“I wrote us a love letter. May I?” opened Donna Mejia in her speech at TEDxCU on March 2.
Mejia, an associate professor at the University of Colorado Boulder and the Inaugural Chancellor’s scholar of health and wellness for the Renée Crown Wellness Institute, was one of eight speakers in Macky Auditorium tasked with speaking to the theme of “Renaissance.”
Her speech at TEDxCU about multicultural understanding and empathy began as a letter to the community.
Mejia sat in a chair on stage, with her letter placed in front of her like a book. Beside her was a table with a plant and a candle. She looked at the audience and began to read.
“Dear friends, I’ve been a practitioner and educator in the arts, somatic sciences and critical theories about Earth’s cultures for over 30 years,” she began. “I’ve also been a multi-heritage human for over 50 years. From my vantage point, the resurgence of supremacy ideologies, misinformed culture wars and the reshaping of factual narratives isn’t new at all. And it continues to interfere with and dissuade some from exploring and understanding human culture.”
Mejia described how in her teaching, discussions of culture and cultural differences often caused students to hesitate for fear of embarrassment or retribution. To combat this anxiety in class discussion, Mejia created her own framework which she calls “fumble forward.”
“I developed a social practice for my classroom called ‘fumble forward’ to keep the space of inquiry open. During charged conversations and exchanges, students will preface their public commentary by saying ‘I’m about to fumble with my words.’ The class would answer as a chorus, ‘fumble forward,’” she said. “It became our social contract.”

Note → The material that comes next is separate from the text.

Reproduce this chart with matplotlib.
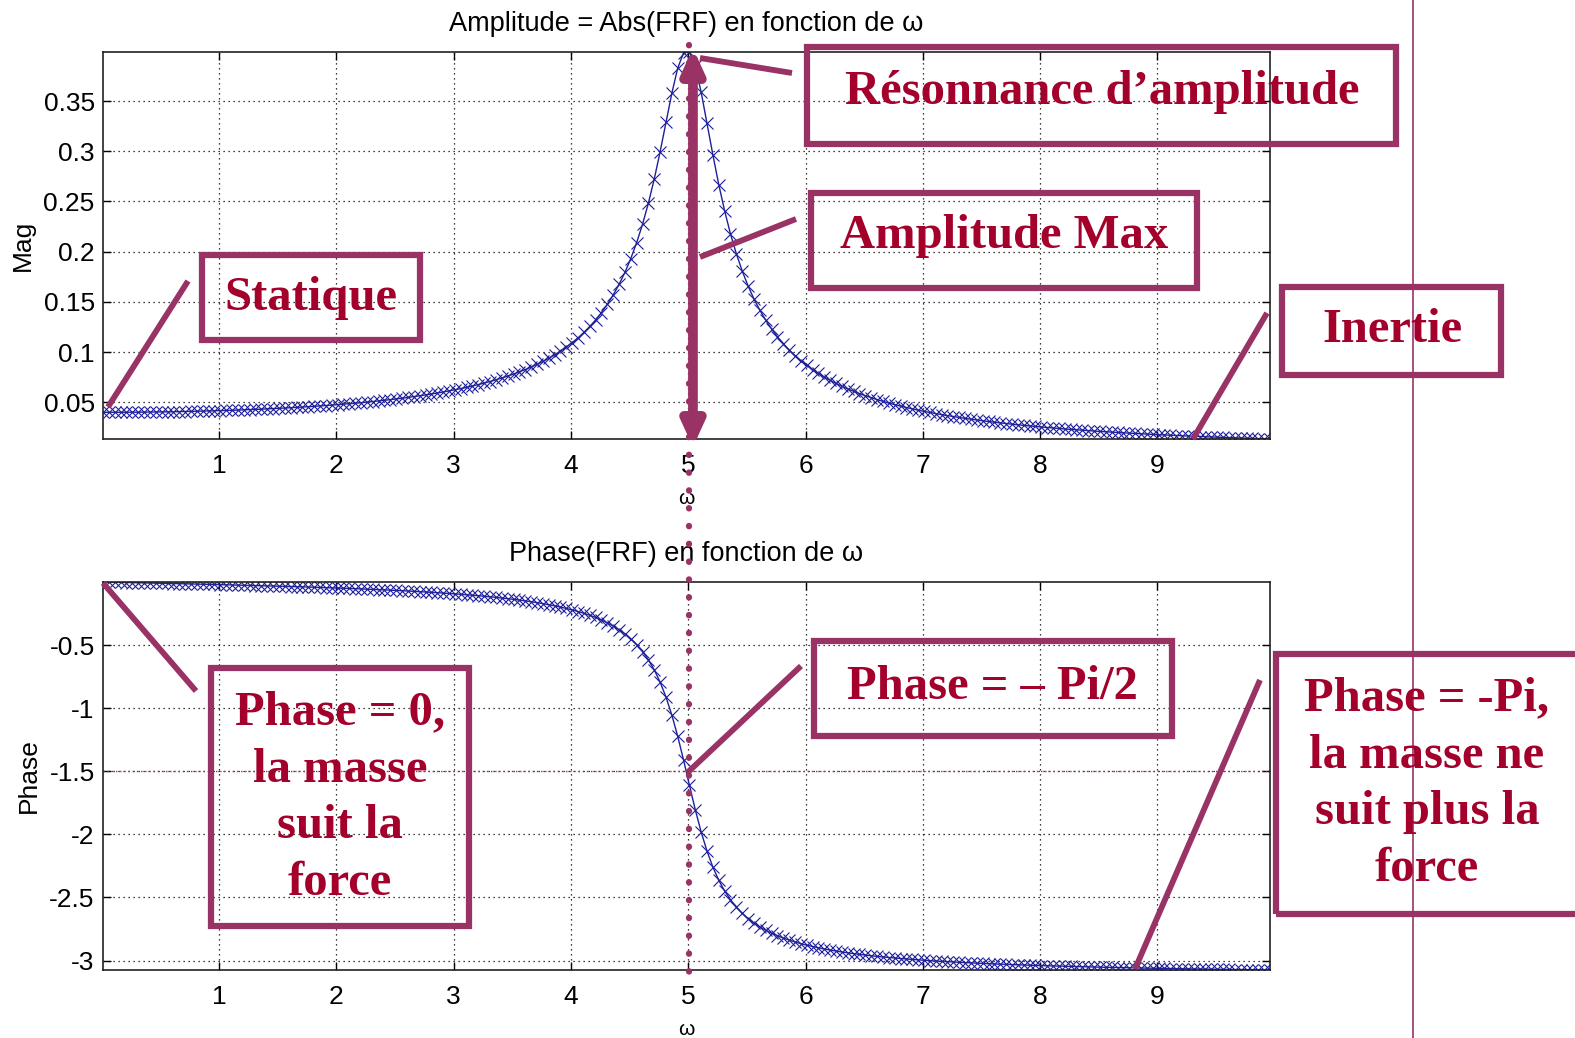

The practice has taken on in other classrooms at CU Boulder as a means of inspiring open discussions around potentially controversial topics, as well as in the personal lives of Mejia’s students.
“My students would return from their school breaks to tell me how effective fumble forward was at a dysfunctional family dinner or in navigating conflict with roommates,” Mejia said.
Mejia described how this framework allowed students to “stay open and speak from the heart,” during hard conversations.
“I’ve marveled at how skillful our young learners are, and how eager they are to try,” she said.
Fumble forward is just the opening however, “The underlying work we implicitly agree to is an examination of our social programming,” Mejia said.
Olivia Bahr, a junior at CU Boulder and a member of the audience said, “I think the general concept of it being acceptable to say wrong things is a good philosophy in general. I think if you’re in a situation in which that’s not the case, that’s not good. It’s good that in those situations people have created systems like this.”
Mejia also touched on her own experience as someone with a multicultural background.
“I have experienced the insidiousness of white supremacy, the indefensible ridiculousness of gender subjugation, painful betrayals from my own black and brown peoples, due to our internalized colorism, the brutality of domestic violence and a sting of being told I’m not black enough, indigenous enough, European enough, smart enough, normal enough. Go ahead and fill in the blank.”
Mejia acknowledged that these power differentials are nothing new citing her own inner “Creole auntie” as someone who tempts her away from her own framework at times.
She concluded with this, “Fixing another may not be our obligation, but modeling patience and equanimity can plant seeds that may bear fruit in a future when another may finally [be] ready to fumble and heal too.”